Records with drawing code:
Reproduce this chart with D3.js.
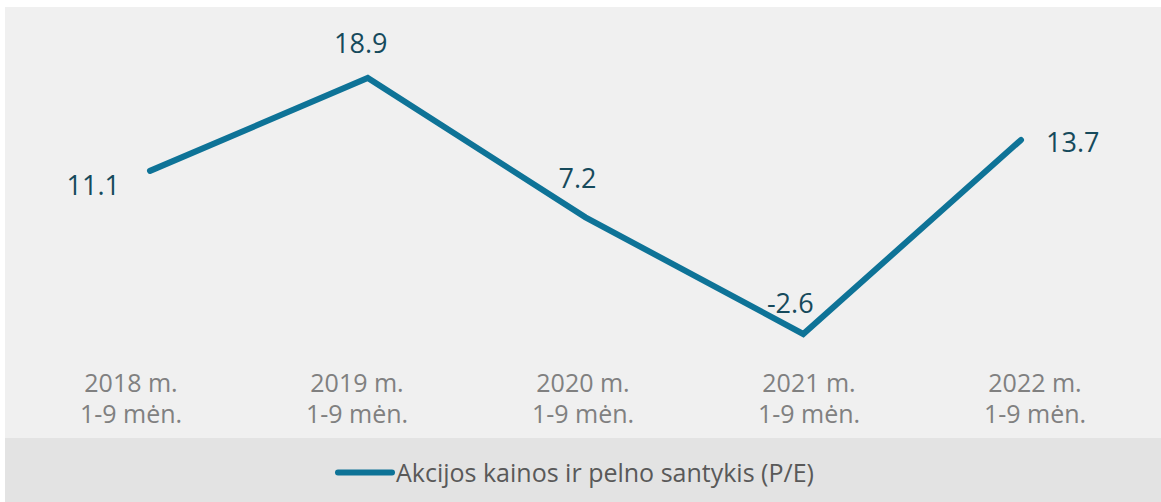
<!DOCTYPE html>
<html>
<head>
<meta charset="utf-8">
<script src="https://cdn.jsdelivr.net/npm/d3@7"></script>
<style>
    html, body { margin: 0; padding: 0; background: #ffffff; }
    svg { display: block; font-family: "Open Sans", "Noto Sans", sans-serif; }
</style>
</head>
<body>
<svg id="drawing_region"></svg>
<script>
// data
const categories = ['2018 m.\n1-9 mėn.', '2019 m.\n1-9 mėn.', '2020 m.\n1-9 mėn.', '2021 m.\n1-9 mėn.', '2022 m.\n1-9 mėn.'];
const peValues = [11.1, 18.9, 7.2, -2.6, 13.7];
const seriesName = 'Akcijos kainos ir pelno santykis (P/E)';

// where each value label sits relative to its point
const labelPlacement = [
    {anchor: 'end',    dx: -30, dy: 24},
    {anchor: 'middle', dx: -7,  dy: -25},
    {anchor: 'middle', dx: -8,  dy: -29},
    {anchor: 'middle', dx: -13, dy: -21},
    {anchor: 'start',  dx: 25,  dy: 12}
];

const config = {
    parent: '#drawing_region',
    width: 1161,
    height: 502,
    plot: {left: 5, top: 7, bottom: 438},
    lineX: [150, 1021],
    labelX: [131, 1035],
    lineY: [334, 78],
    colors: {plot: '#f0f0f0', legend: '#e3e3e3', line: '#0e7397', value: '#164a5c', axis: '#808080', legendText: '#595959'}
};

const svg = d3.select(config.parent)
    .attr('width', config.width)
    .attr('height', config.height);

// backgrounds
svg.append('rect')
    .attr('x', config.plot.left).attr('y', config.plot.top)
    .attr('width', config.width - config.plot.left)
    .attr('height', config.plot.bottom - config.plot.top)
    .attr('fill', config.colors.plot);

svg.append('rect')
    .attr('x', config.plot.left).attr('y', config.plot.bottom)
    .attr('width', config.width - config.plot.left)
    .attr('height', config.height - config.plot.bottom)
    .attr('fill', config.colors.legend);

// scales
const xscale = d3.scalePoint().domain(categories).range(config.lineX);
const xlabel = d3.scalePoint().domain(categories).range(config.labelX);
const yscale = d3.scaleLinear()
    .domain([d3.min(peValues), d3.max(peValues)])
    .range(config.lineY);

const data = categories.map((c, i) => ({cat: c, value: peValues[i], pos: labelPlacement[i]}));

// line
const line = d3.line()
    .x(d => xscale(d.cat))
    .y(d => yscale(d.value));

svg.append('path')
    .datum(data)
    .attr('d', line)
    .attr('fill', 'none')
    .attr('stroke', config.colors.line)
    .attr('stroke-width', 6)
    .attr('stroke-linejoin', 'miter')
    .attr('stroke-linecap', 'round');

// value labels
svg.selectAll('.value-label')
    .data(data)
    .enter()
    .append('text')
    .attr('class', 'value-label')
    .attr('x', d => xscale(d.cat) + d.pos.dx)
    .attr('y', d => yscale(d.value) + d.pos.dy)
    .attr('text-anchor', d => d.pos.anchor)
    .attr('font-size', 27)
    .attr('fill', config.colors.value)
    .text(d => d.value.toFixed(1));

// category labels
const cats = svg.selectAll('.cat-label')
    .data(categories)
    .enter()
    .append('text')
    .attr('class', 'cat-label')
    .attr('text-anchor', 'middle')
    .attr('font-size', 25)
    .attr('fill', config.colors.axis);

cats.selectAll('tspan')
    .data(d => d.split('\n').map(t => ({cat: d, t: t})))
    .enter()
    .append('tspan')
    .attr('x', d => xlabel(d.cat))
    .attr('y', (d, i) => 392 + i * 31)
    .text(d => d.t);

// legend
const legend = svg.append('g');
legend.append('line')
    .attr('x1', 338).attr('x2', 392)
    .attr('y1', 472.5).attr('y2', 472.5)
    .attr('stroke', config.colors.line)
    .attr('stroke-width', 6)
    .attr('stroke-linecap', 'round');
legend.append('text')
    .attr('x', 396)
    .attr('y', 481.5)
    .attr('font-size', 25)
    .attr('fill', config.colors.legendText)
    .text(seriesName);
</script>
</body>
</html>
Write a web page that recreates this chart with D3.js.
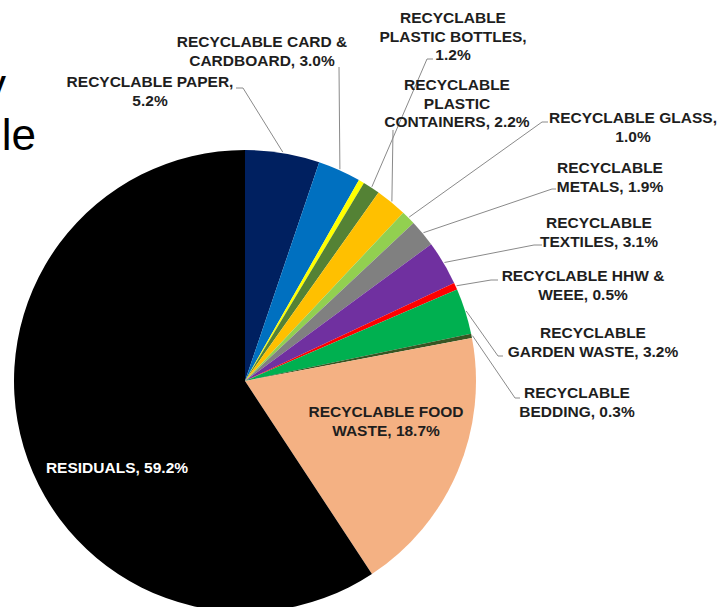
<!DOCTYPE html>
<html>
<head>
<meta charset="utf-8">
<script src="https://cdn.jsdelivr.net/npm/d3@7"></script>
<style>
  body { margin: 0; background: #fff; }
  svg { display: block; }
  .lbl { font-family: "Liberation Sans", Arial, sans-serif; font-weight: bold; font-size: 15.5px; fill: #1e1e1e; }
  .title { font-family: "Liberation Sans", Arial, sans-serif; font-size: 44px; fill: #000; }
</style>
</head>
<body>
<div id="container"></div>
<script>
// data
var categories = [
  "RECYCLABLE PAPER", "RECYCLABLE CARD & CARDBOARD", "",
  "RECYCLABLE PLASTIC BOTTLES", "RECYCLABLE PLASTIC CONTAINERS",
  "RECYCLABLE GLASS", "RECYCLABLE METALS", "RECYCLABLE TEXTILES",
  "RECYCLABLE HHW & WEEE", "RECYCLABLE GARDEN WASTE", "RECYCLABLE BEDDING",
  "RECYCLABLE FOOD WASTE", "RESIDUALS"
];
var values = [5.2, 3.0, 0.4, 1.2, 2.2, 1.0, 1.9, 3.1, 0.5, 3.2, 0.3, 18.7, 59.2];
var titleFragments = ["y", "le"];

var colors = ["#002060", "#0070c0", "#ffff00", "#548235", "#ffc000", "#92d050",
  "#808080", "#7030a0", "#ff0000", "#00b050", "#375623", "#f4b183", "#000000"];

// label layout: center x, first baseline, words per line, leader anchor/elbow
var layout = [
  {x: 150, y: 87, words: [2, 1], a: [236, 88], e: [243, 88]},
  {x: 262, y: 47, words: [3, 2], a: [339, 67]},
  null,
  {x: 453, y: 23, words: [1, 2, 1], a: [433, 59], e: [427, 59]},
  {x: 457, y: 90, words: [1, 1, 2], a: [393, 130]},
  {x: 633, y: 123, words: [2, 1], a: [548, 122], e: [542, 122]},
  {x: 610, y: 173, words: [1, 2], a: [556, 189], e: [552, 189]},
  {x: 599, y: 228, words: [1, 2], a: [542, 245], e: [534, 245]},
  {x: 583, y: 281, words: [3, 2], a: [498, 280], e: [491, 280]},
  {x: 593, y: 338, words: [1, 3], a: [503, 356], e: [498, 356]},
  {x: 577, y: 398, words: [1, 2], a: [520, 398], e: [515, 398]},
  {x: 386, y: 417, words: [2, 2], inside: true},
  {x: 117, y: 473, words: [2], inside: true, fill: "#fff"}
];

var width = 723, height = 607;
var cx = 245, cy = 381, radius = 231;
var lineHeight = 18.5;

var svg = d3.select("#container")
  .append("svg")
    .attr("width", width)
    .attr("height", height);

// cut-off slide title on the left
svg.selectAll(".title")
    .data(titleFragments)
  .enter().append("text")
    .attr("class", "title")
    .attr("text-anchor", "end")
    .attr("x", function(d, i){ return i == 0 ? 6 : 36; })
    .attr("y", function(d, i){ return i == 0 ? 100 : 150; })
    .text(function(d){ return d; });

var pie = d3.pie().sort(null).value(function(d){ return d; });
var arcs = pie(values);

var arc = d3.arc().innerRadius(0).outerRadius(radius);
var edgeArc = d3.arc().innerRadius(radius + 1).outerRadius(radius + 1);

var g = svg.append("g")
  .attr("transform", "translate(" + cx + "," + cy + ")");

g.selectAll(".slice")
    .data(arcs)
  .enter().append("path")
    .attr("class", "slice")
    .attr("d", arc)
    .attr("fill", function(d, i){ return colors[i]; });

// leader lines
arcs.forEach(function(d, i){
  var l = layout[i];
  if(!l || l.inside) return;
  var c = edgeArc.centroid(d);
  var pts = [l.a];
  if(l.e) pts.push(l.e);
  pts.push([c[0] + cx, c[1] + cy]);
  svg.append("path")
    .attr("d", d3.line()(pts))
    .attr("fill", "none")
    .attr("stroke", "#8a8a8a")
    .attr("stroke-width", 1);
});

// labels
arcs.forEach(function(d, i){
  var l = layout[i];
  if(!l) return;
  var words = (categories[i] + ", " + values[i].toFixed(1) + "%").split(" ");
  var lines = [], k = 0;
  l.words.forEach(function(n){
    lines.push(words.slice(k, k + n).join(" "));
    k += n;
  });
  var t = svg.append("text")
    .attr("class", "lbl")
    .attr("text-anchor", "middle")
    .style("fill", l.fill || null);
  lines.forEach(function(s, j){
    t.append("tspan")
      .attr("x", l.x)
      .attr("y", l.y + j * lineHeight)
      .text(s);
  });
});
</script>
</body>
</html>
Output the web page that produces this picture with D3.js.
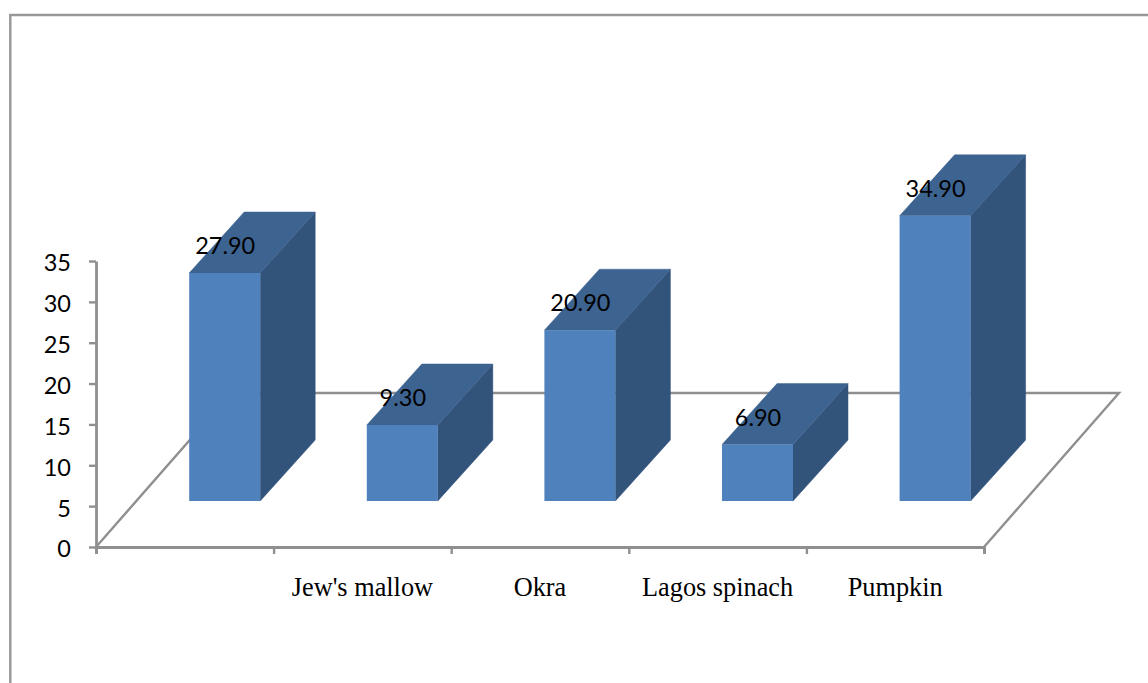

* _TASK REQUIREMENTS_: Locate and copy each line in the data above that includes the word "page".

* _RESULT OF THE TASK_:
Write a web page that recreates this chart with D3.js.
Output the web page that produces this picture with D3.js.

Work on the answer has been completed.